- **WORK TO BE COMPLETED**
Return the listing below unchanged, minus its pictures.

- **SOURCE DATA**
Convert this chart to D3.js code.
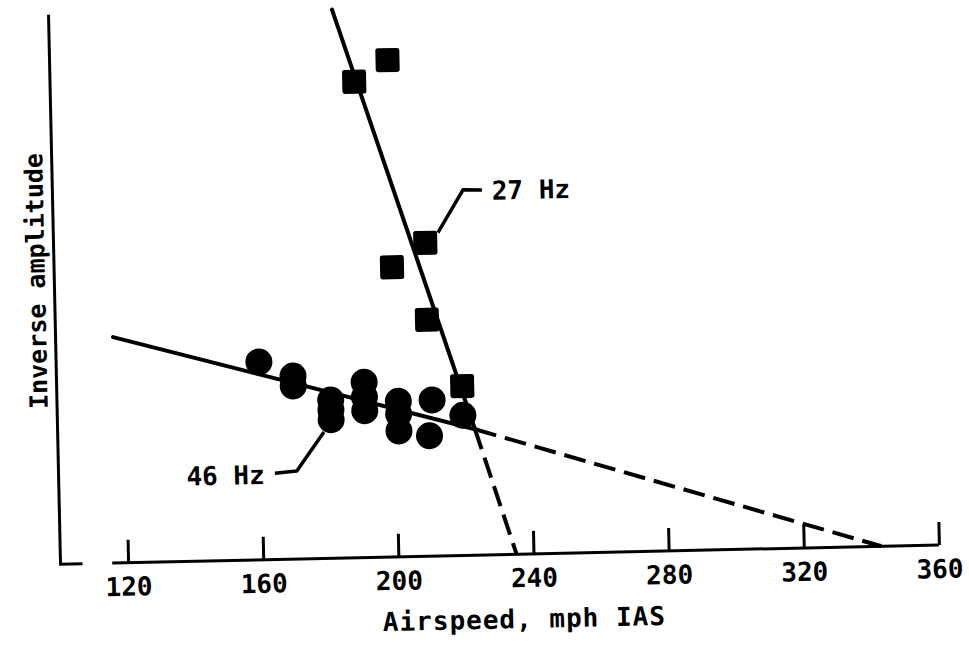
<!DOCTYPE html>
<html>
<head>
<meta charset="utf-8">
<script src="https://cdn.jsdelivr.net/npm/d3@7"></script>
<style>
  body { margin: 0; background: #fff; }
  text { font-family: "DejaVu Sans Mono", "Liberation Mono", monospace; fill: #000; }
</style>
</head>
<body>
<script>
// Airspeed ticks (mph IAS)
const xTicks = [120, 160, 200, 240, 280, 320, 360];

// 27 Hz mode: measured points (squares)
const sq27Speed = [190, 200, 210, 200, 210, 220];
const sq27Value = [86.6, 90.4, 57.0, 52.7, 43.0, 30.8];

// 46 Hz mode: measured points (circles)
const dot46Speed = [160, 170, 170, 181, 181, 181, 191, 191, 191, 201, 201, 201, 211, 210, 220];
const dot46Value = [36.0, 33.3, 31.5, 28.8, 27.0, 25.2, 31.9, 29.2, 26.7, 28.3, 26.0, 22.9, 28.4, 21.9, 25.5];

// Fairings (solid) and extrapolations to zero (dashed)
const fit27Speed = [183.9, 223.5];
const fit27Value = [99.8, 22.9];
const ext27Speed = [223.5, 235];
const ext27Value = [22.9, 0];
const fit46Speed = [117, 223.5];
const fit46Value = [41.1, 22.9];
const ext46Speed = [223.5, 343];
const ext46Value = [22.9, 0];

// Labels with leader lines
const lab27Text = "27 Hz";
const lab27At = [230, 64.6];
const lead27Speed = [213.8, 221.5, 227.1];
const lead27Value = [58.8, 66.5, 66.4];
const lab46Text = "46 Hz";
const lab46At = [161, 13.8];
const lead46Speed = [164, 170.5, 178.8];
const lead46Value = [15.7, 16.0, 23.0];

// Axis frame extents (data units)
const yAxisSpeed = 100, yFootSpeed = 106.5, xAxisStart = 115.3;
const yMax = 100;

const W = 969, H = 646;
const svg = d3.select("body").append("svg").attr("width", W).attr("height", H);

const x = d3.scaleLinear().domain([120, 360]).range([128, 939]);
const y = d3.scaleLinear().domain([0, yMax]).range([554.6, 5]);

// whole drawing is slightly tilted, as on the printed page
const g = svg.append("g").attr("transform", "rotate(-1.25,500,555)");

// vertical axis with short foot
g.append("path")
  .attr("d", d3.line()([[x(yAxisSpeed), y(yMax)], [x(yAxisSpeed), y(0)], [x(yFootSpeed), y(0)]]))
  .attr("fill", "none").attr("stroke", "#000").attr("stroke-width", 3);

// horizontal axis
g.append("line")
  .attr("x1", x(xAxisStart)).attr("x2", x(360)).attr("y1", y(0)).attr("y2", y(0))
  .attr("stroke", "#000").attr("stroke-width", 3);

const xAxis = d3.axisBottom(x).tickValues(xTicks).tickSize(-23).tickSizeOuter(0).tickFormat(d3.format("d"));
const ax = g.append("g").attr("transform", `translate(0,${y(0)})`).call(xAxis);
ax.select(".domain").remove();
ax.selectAll(".tick line").attr("stroke", "#000").attr("stroke-width", 3);
ax.selectAll(".tick text")
  .attr("y", 33).attr("dy", 0)
  .style("font-family", "'DejaVu Sans Mono', monospace")
  .style("font-size", "26px").style("font-weight", "bold").attr("fill", "#000");

// axis titles
g.append("text")
  .attr("x", 523).attr("y", 628.5)
  .attr("text-anchor", "middle")
  .style("font-size", "26px").style("font-weight", "bold").style("letter-spacing", "1px")
  .text("Airspeed, mph IAS");

g.append("text")
  .attr("transform", "translate(51,271) rotate(-90)")
  .attr("text-anchor", "middle")
  .style("font-size", "25px").style("font-weight", "bold")
  .text("Inverse amplitude");

const line = d3.line().x(d => x(d[0])).y(d => y(d[1]));
const pairs = (a, b) => a.map((v, i) => [v, b[i]]);

// fitted lines
g.append("path").attr("d", line(pairs(fit27Speed, fit27Value)))
  .attr("fill", "none").attr("stroke", "#000").attr("stroke-width", 4).attr("stroke-linecap", "round");
g.append("path").attr("d", line(pairs(fit46Speed, fit46Value)))
  .attr("fill", "none").attr("stroke", "#000").attr("stroke-width", 4).attr("stroke-linecap", "round");
g.append("path").attr("d", line(pairs(ext27Speed, ext27Value)))
  .attr("fill", "none").attr("stroke", "#000").attr("stroke-width", 4).attr("stroke-dasharray", "21,9");
g.append("path").attr("d", line(pairs(ext46Speed, ext46Value)))
  .attr("fill", "none").attr("stroke", "#000").attr("stroke-width", 4).attr("stroke-dasharray", "22,9");

// 46 Hz circles
g.selectAll("circle.d46").data(pairs(dot46Speed, dot46Value)).enter()
  .append("circle").attr("class", "d46")
  .attr("cx", d => x(d[0])).attr("cy", d => y(d[1])).attr("r", 13.5).attr("fill", "#000");

// 27 Hz squares
const s = 24;
g.selectAll("rect.s27").data(pairs(sq27Speed, sq27Value)).enter()
  .append("rect").attr("class", "s27")
  .attr("x", d => x(d[0]) - s / 2).attr("y", d => y(d[1]) - s / 2)
  .attr("width", s).attr("height", s).attr("rx", 2.5).attr("fill", "#000");

// labels with leaders
g.append("path").attr("d", line(pairs(lead27Speed, lead27Value)))
  .attr("fill", "none").attr("stroke", "#000").attr("stroke-width", 3.5).attr("stroke-linejoin", "round");
g.append("text").attr("x", x(lab27At[0])).attr("y", y(lab27At[1]))
  .style("font-size", "26px").style("font-weight", "bold").text(lab27Text);

g.append("path").attr("d", line(pairs(lead46Speed, lead46Value)))
  .attr("fill", "none").attr("stroke", "#000").attr("stroke-width", 3.5).attr("stroke-linejoin", "round");
g.append("text").attr("x", x(lab46At[0])).attr("y", y(lab46At[1])).attr("text-anchor", "end")
  .style("font-size", "26px").style("font-weight", "bold").text(lab46Text);
</script>
</body>
</html>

- **OUTPUT FOR THIS TASK**
Convert this chart to D3.js code.
<!DOCTYPE html>
<html>
<head>
<meta charset="utf-8">
<script src="https://cdn.jsdelivr.net/npm/d3@7"></script>
<style>
  body { margin: 0; background: #fff; }
  text { font-family: "DejaVu Sans Mono", "Liberation Mono", monospace; fill: #000; }
</style>
</head>
<body>
<script>
// Airspeed ticks (mph IAS)
const xTicks = [120, 160, 200, 240, 280, 320, 360];

// 27 Hz mode: measured points (squares)
const sq27Speed = [190, 200, 210, 200, 210, 220];
const sq27Value = [86.6, 90.4, 57.0, 52.7, 43.0, 30.8];

// 46 Hz mode: measured points (circles)
const dot46Speed = [160, 170, 170, 181, 181, 181, 191, 191, 191, 201, 201, 201, 211, 210, 220];
const dot46Value = [36.0, 33.3, 31.5, 28.8, 27.0, 25.2, 31.9, 29.2, 26.7, 28.3, 26.0, 22.9, 28.4, 21.9, 25.5];

// Fairings (solid) and extrapolations to zero (dashed)
const fit27Speed = [183.9, 223.5];
const fit27Value = [99.8, 22.9];
const ext27Speed = [223.5, 235];
const ext27Value = [22.9, 0];
const fit46Speed = [117, 223.5];
const fit46Value = [41.1, 22.9];
const ext46Speed = [223.5, 343];
const ext46Value = [22.9, 0];

// Labels with leader lines
const lab27Text = "27 Hz";
const lab27At = [230, 64.6];
const lead27Speed = [213.8, 221.5, 227.1];
const lead27Value = [58.8, 66.5, 66.4];
const lab46Text = "46 Hz";
const lab46At = [161, 13.8];
const lead46Speed = [164, 170.5, 178.8];
const lead46Value = [15.7, 16.0, 23.0];

// Axis frame extents (data units)
const yAxisSpeed = 100, yFootSpeed = 106.5, xAxisStart = 115.3;
const yMax = 100;

const W = 969, H = 646;
const svg = d3.select("body").append("svg").attr("width", W).attr("height", H);

const x = d3.scaleLinear().domain([120, 360]).range([128, 939]);
const y = d3.scaleLinear().domain([0, yMax]).range([554.6, 5]);

// whole drawing is slightly tilted, as on the printed page
const g = svg.append("g").attr("transform", "rotate(-1.25,500,555)");

// vertical axis with short foot
g.append("path")
  .attr("d", d3.line()([[x(yAxisSpeed), y(yMax)], [x(yAxisSpeed), y(0)], [x(yFootSpeed), y(0)]]))
  .attr("fill", "none").attr("stroke", "#000").attr("stroke-width", 3);

// horizontal axis
g.append("line")
  .attr("x1", x(xAxisStart)).attr("x2", x(360)).attr("y1", y(0)).attr("y2", y(0))
  .attr("stroke", "#000").attr("stroke-width", 3);

const xAxis = d3.axisBottom(x).tickValues(xTicks).tickSize(-23).tickSizeOuter(0).tickFormat(d3.format("d"));
const ax = g.append("g").attr("transform", `translate(0,${y(0)})`).call(xAxis);
ax.select(".domain").remove();
ax.selectAll(".tick line").attr("stroke", "#000").attr("stroke-width", 3);
ax.selectAll(".tick text")
  .attr("y", 33).attr("dy", 0)
  .style("font-family", "'DejaVu Sans Mono', monospace")
  .style("font-size", "26px").style("font-weight", "bold").attr("fill", "#000");

// axis titles
g.append("text")
  .attr("x", 523).attr("y", 628.5)
  .attr("text-anchor", "middle")
  .style("font-size", "26px").style("font-weight", "bold").style("letter-spacing", "1px")
  .text("Airspeed, mph IAS");

g.append("text")
  .attr("transform", "translate(51,271) rotate(-90)")
  .attr("text-anchor", "middle")
  .style("font-size", "25px").style("font-weight", "bold")
  .text("Inverse amplitude");

const line = d3.line().x(d => x(d[0])).y(d => y(d[1]));
const pairs = (a, b) => a.map((v, i) => [v, b[i]]);

// fitted lines
g.append("path").attr("d", line(pairs(fit27Speed, fit27Value)))
  .attr("fill", "none").attr("stroke", "#000").attr("stroke-width", 4).attr("stroke-linecap", "round");
g.append("path").attr("d", line(pairs(fit46Speed, fit46Value)))
  .attr("fill", "none").attr("stroke", "#000").attr("stroke-width", 4).attr("stroke-linecap", "round");
g.append("path").attr("d", line(pairs(ext27Speed, ext27Value)))
  .attr("fill", "none").attr("stroke", "#000").attr("stroke-width", 4).attr("stroke-dasharray", "21,9");
g.append("path").attr("d", line(pairs(ext46Speed, ext46Value)))
  .attr("fill", "none").attr("stroke", "#000").attr("stroke-width", 4).attr("stroke-dasharray", "22,9");

// 46 Hz circles
g.selectAll("circle.d46").data(pairs(dot46Speed, dot46Value)).enter()
  .append("circle").attr("class", "d46")
  .attr("cx", d => x(d[0])).attr("cy", d => y(d[1])).attr("r", 13.5).attr("fill", "#000");

// 27 Hz squares
const s = 24;
g.selectAll("rect.s27").data(pairs(sq27Speed, sq27Value)).enter()
  .append("rect").attr("class", "s27")
  .attr("x", d => x(d[0]) - s / 2).attr("y", d => y(d[1]) - s / 2)
  .attr("width", s).attr("height", s).attr("rx", 2.5).attr("fill", "#000");

// labels with leaders
g.append("path").attr("d", line(pairs(lead27Speed, lead27Value)))
  .attr("fill", "none").attr("stroke", "#000").attr("stroke-width", 3.5).attr("stroke-linejoin", "round");
g.append("text").attr("x", x(lab27At[0])).attr("y", y(lab27At[1]))
  .style("font-size", "26px").style("font-weight", "bold").text(lab27Text);

g.append("path").attr("d", line(pairs(lead46Speed, lead46Value)))
  .attr("fill", "none").attr("stroke", "#000").attr("stroke-width", 3.5).attr("stroke-linejoin", "round");
g.append("text").attr("x", x(lab46At[0])).attr("y", y(lab46At[1])).attr("text-anchor", "end")
  .style("font-size", "26px").style("font-weight", "bold").text(lab46Text);
</script>
</body>
</html>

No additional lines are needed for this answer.